There are significant barriers to political organizing around issues of ageism. There’s no mass movement to reclaim “old.” Being placed in an othering category can be isolating. And while the need for long-term care is among the most shared human experiences, a socio-political system that privatizes long-term care isolates individuals and their networks of care. Experiences of older adults offer researchers and activists another way to understand the importance of accounting for distributed moments of resistance and refusal.

Second, research on older adults in nursing homes demonstrates the need to develop more ethical and power-aware approaches to AI ethics and surveillance technologies, ones capable of protecting the interests of individuals who can’t participate in informed consent or are treated as such. Surveillance technologies often target people living with dementia, who gradually lose the capacity to give, refuse, or withdraw consent.

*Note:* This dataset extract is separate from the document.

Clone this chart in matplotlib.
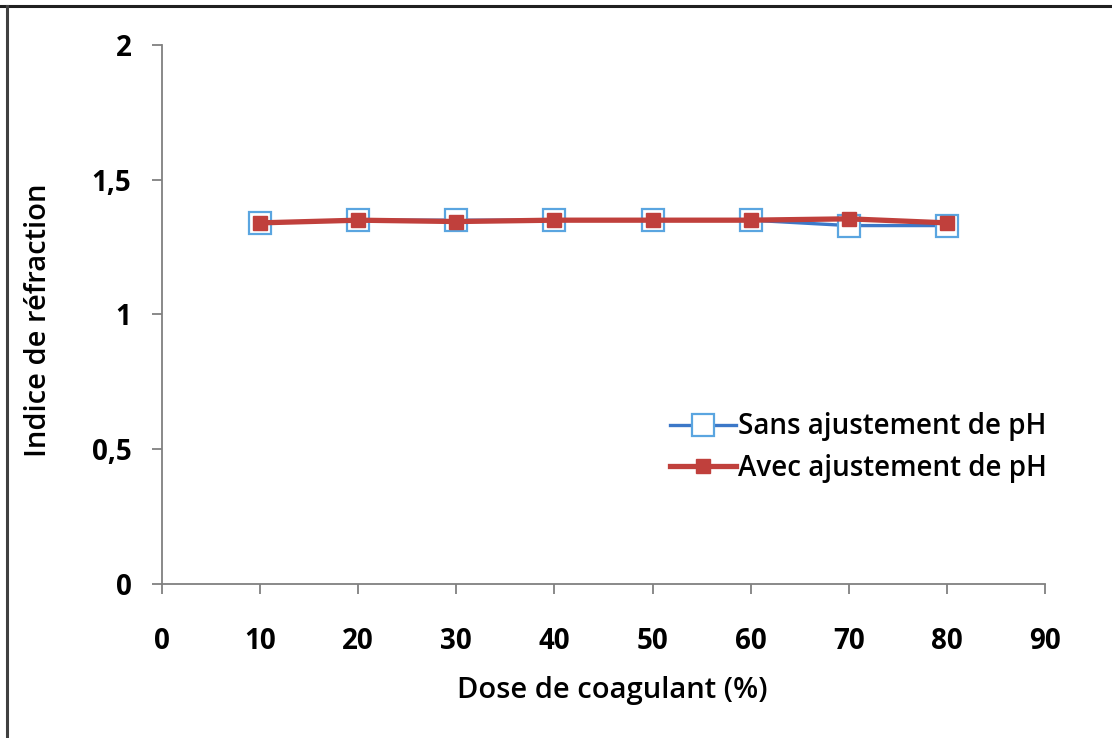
import matplotlib.pyplot as plt
from matplotlib.lines import Line2D
from matplotlib.ticker import FuncFormatter

dose = [10, 20, 30, 40, 50, 60, 70, 80]
sans_ajustement = [1.34, 1.35, 1.35, 1.35, 1.35, 1.35, 1.33, 1.33]
avec_ajustement = [1.34, 1.35, 1.345, 1.35, 1.35, 1.35, 1.355, 1.34]

x_ticks = [0, 10, 20, 30, 40, 50, 60, 70, 80, 90]
y_ticks = [0, 0.5, 1, 1.5, 2]

plt.rcParams['font.family'] = ['Open Sans', 'DejaVu Sans']

fig = plt.figure(figsize=(11.12, 7.38), dpi=100)
ax = fig.add_axes([0.1457, 0.2087, 0.7940, 0.7303])

ax.plot(dose, sans_ajustement, color='#3C78C8', lw=2.4, marker='s', ms=16,
        mfc='white', mec='#5AA5E0', mew=1.6, label='Sans ajustement de pH')
ax.plot(dose, avec_ajustement, color='#C0403C', lw=3.8, marker='s', ms=10.5,
        mfc='#C0403C', mec='#C0403C', label='Avec ajustement de pH')

ax.set_xlim(0, 90)
ax.set_ylim(0, 2)
ax.set_xticks(x_ticks)
ax.set_yticks(y_ticks)
ax.yaxis.set_major_formatter(FuncFormatter(lambda v, p: f'{v:g}'.replace('.', ',')))

for side in ('top', 'right'):
    ax.spines[side].set_visible(False)
for side in ('left', 'bottom'):
    ax.spines[side].set_color('#808080')
    ax.spines[side].set_linewidth(1.3)
ax.tick_params(direction='out', length=7, width=1.3, color='#808080', labelsize=20)
ax.tick_params(axis='x', pad=24)
ax.tick_params(axis='y', pad=15)
for lbl in ax.get_xticklabels() + ax.get_yticklabels():
    lbl.set_fontweight('bold')

ax.set_xlabel('Dose de coagulant (%)', fontsize=21, fontweight='semibold', va='center')
ax.set_ylabel('Indice de réfraction', fontsize=21, fontweight='semibold', va='center')
ax.xaxis.set_label_coords(0.51, -0.197)
ax.yaxis.set_label_coords(-0.14, 0.49)

ax.legend(loc='center left', bbox_to_anchor=(0.575, 0.253), frameon=False,
          handlelength=2.4, handletextpad=0.05, labelspacing=0.45,
          borderaxespad=0, borderpad=0,
          prop={'weight': 'semibold', 'size': 20})

# outer frame of the figure
fig.add_artist(Line2D([0, 1], [0.9925, 0.9925], transform=fig.transFigure,
                      color='#202020', lw=2.2))
fig.add_artist(Line2D([0.0063, 0.0063], [0, 0.9925], transform=fig.transFigure,
                      color='#404040', lw=2.2))

fig.savefig('out.png', dpi=100)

Decisions about the use of surveillance technologies is often ceded to family members or legal representatives who tend to be more enthusiastic about these technology practices than older adults. Moreover, given ongoing staff shortages and data flow awareness gaps at both resident and staff levels, ensuring that consent is an ongoing process — that people can change their minds — is practically impossible in the average nursing home, especially when an investment in a given device or surveillance system has already been made. In this way, reliance on informed consent as the ethical benchmark serves as a legal loophole to circumvent more critical questions about what and whose values we are protecting. How is the best interest of the economically vulnerable resident living with dementia assessed, given unbalanced power and countervailing interests? While not a new consideration for critical data and information scholarship, the reality of the limitations of a consent model in the nursing home setting adds weight to the need to develop creative articulations of this ethical problem — and creative solutions.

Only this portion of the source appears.